▶ Written problem
Retype, please, the listing from its opening line through the line that contains "color: '#000', width: 1.8", both included, without the pictures.

------------------------------------------------

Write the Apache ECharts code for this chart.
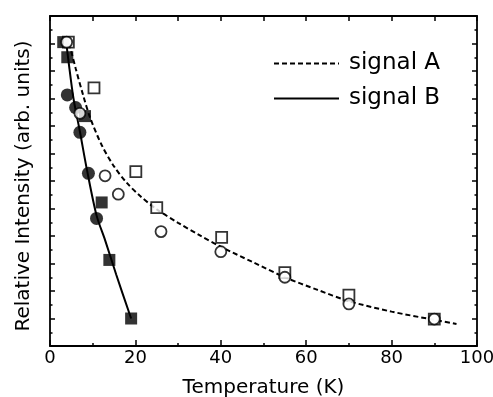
<!DOCTYPE html>
<html>
<head>
<meta charset="utf-8">
<script src="https://cdn.jsdelivr.net/npm/echarts@6/dist/echarts.min.js"></script>
<style>
  html, body { margin: 0; padding: 0; background: #fff; }
  #main { width: 493px; height: 397px; }
</style>
</head>
<body>
<div id="main"></div>
<script>
// [temperature (K), relative intensity]
const lineA = [[4.5, 11.0], [6.0, 10.1], [7.8, 9.1], [9.4, 8.3], [12.1, 7.31], [15.0, 6.53], [18.0, 5.93], [21.0, 5.47],
  [25.0, 4.97], [30.0, 4.48], [35.0, 4.03], [40.0, 3.61], [47.5, 3.05], [55.0, 2.5], [62.5, 2.05], [70.0, 1.63],
  [80.0, 1.25], [90.0, 0.95], [95.2, 0.8]];
const lineB = [[3.8, 11.05], [4.3, 10.4], [5.5, 9.0], [7.0, 7.8], [8.6, 6.45], [10.9, 4.75], [12.9, 3.85], [15.5, 2.6], [19.0, 1.0]];
const filledSquares = [[3.1, 11.05], [4.05, 10.5], [8.2, 8.36], [12.1, 5.22], [13.9, 3.13], [19.0, 1.0]];
const filledCircles = [[4.05, 9.13], [6.0, 8.67], [7.0, 7.77], [9.0, 6.28], [10.9, 4.64]];
const openSquares = [[4.3, 11.05], [10.3, 9.39], [20.1, 6.34], [25.0, 5.03], [40.2, 3.95], [55.0, 2.67], [70.0, 1.85], [90.0, 0.98]];
const openCircles = [[3.9, 11.05], [7.0, 8.46], [12.9, 6.19], [16.0, 5.52], [26.0, 4.16], [40.0, 3.43], [55.0, 2.5], [70.0, 1.53], [90.0, 0.98]];

const font = 'DejaVu Sans';
const axisLine = { show: true, onZero: false, lineStyle: { color: '#000', width: 1.8 } };

const chart = echarts.init(document.getElementById('main'));
chart.setOption({
  animation: false,
  textStyle: { fontFamily: font, color: '#000' },
  grid: { left: 50, right: 16, top: 16, bottom: 51, containLabel: false, outerBoundsMode: 'none' },
  legend: {
    data: ['signal A', 'signal B'],
    orient: 'vertical',
    left: 273, top: 52,
    itemWidth: 65, itemHeight: 12, itemGap: 12,
    padding: 0,
    itemStyle: { opacity: 0 },
    textStyle: { fontFamily: font, fontSize: 23, color: '#000', padding: [0, 0, 0, 5] }
  },
  xAxis: [
    {
      type: 'value', min: 0, max: 100, interval: 20, position: 'bottom',
      name: 'Temperature (K)', nameLocation: 'middle', nameGap: 32,
      nameTextStyle: { fontFamily: font, fontSize: 20, color: '#000' },
      axisLine: axisLine,
      axisTick: { inside: true, length: 6, lineStyle: { color: '#000', width: 1.5 } },
      minorTick: { show: true, splitNumber: 2, length: 3, lineStyle: { color: '#000', width: 1.5 } },
      axisLabel: { fontFamily: font, fontSize: 18, color: '#000', margin: 3 },
      splitLine: { show: false }
    },
    {
      type: 'value', min: 0, max: 100, interval: 10, position: 'top',
      axisLine: axisLine,
      axisTick: { inside: true, length: 5, lineStyle: { color: '#000', width: 1.5 } },
      axisLabel: { show: false },
      splitLine: { show: false }
    }
  ],
  yAxis: [
    {
      type: 'value', min: 0, max: 12, interval: 1, position: 'left',
      name: 'Relative Intensity (arb. units)', nameLocation: 'middle', nameGap: 16,
      nameTextStyle: { fontFamily: font, fontSize: 20, color: '#000', padding: [0, 10, 0, 0] },
      axisLine: axisLine,
      axisTick: { inside: true, length: 5, lineStyle: { color: '#000', width: 1.5 } },
      minorTick: { show: true, splitNumber: 2, length: 2.5, lineStyle: { color: '#000', width: 1.5 } },
      axisLabel: { show: false },
      splitLine: { show: false }
    },
    {
      type: 'value', min: 0, max: 12, interval: 1, position: 'right',
      axisLine: axisLine,
      axisTick: { inside: true, length: 5, lineStyle: { color: '#000', width: 1.5 } },
      minorTick: { show: true, splitNumber: 2, length: 2.5, lineStyle: { color: '#000', width: 1.5 } },
      axisLabel: { show: false },
      splitLine: { show: false }
    }
  ],
  series: [
    {
      name: 'signal A', type: 'line', data: lineA, symbol: 'none', smooth: 0.3,
      lineStyle: { color: '#000', width: 2, type: [5, 3] }, itemStyle: { color: '#000' }, z: 2
    },
    {
      name: 'signal B', type: 'line', data: lineB, symbol: 'none', smooth: 0.3,
      lineStyle: { color: '#000', width: 2, type: 'solid' }, itemStyle: { color: '#000' }, z: 2
    },
    {
      name: 'B squares', type: 'scatter', data: filledSquares, symbol: 'rect', symbolSize: 12,
      itemStyle: { color: '#000' }, z: 3
    },
    {
      name: 'B circles', type: 'scatter', data: filledCircles, symbol: 'circle', symbolSize: 13,
      itemStyle: { color: '#000' }, z: 3
    },
    {
      name: 'A squares', type: 'scatter', data: openSquares, symbol: 'rect', symbolSize: 11,
      itemStyle: { color: '#fff', borderColor: '#000', borderWidth: 1.8 }, z: 4
    },
    {
      name: 'A circles', type: 'scatter', data: openCircles, symbol: 'circle', symbolSize: 11,
      itemStyle: { color: '#fff', borderColor: '#000', borderWidth: 1.8 }, z: 5
    }
  ]
});
</script>
</body>
</html>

------------------------------------------------

▶ Exercise result
Write the Apache ECharts code for this chart.
<!DOCTYPE html>
<html>
<head>
<meta charset="utf-8">
<script src="https://cdn.jsdelivr.net/npm/echarts@6/dist/echarts.min.js"></script>
<style>
  html, body { margin: 0; padding: 0; background: #fff; }
  #main { width: 493px; height: 397px; }
</style>
</head>
<body>
<div id="main"></div>
<script>
// [temperature (K), relative intensity]
const lineA = [[4.5, 11.0], [6.0, 10.1], [7.8, 9.1], [9.4, 8.3], [12.1, 7.31], [15.0, 6.53], [18.0, 5.93], [21.0, 5.47],
  [25.0, 4.97], [30.0, 4.48], [35.0, 4.03], [40.0, 3.61], [47.5, 3.05], [55.0, 2.5], [62.5, 2.05], [70.0, 1.63],
  [80.0, 1.25], [90.0, 0.95], [95.2, 0.8]];
const lineB = [[3.8, 11.05], [4.3, 10.4], [5.5, 9.0], [7.0, 7.8], [8.6, 6.45], [10.9, 4.75], [12.9, 3.85], [15.5, 2.6], [19.0, 1.0]];
const filledSquares = [[3.1, 11.05], [4.05, 10.5], [8.2, 8.36], [12.1, 5.22], [13.9, 3.13], [19.0, 1.0]];
const filledCircles = [[4.05, 9.13], [6.0, 8.67], [7.0, 7.77], [9.0, 6.28], [10.9, 4.64]];
const openSquares = [[4.3, 11.05], [10.3, 9.39], [20.1, 6.34], [25.0, 5.03], [40.2, 3.95], [55.0, 2.67], [70.0, 1.85], [90.0, 0.98]];
const openCircles = [[3.9, 11.05], [7.0, 8.46], [12.9, 6.19], [16.0, 5.52], [26.0, 4.16], [40.0, 3.43], [55.0, 2.5], [70.0, 1.53], [90.0, 0.98]];

const font = 'DejaVu Sans';
const axisLine = { show: true, onZero: false, lineStyle: { color: '#000', width: 1.8 } };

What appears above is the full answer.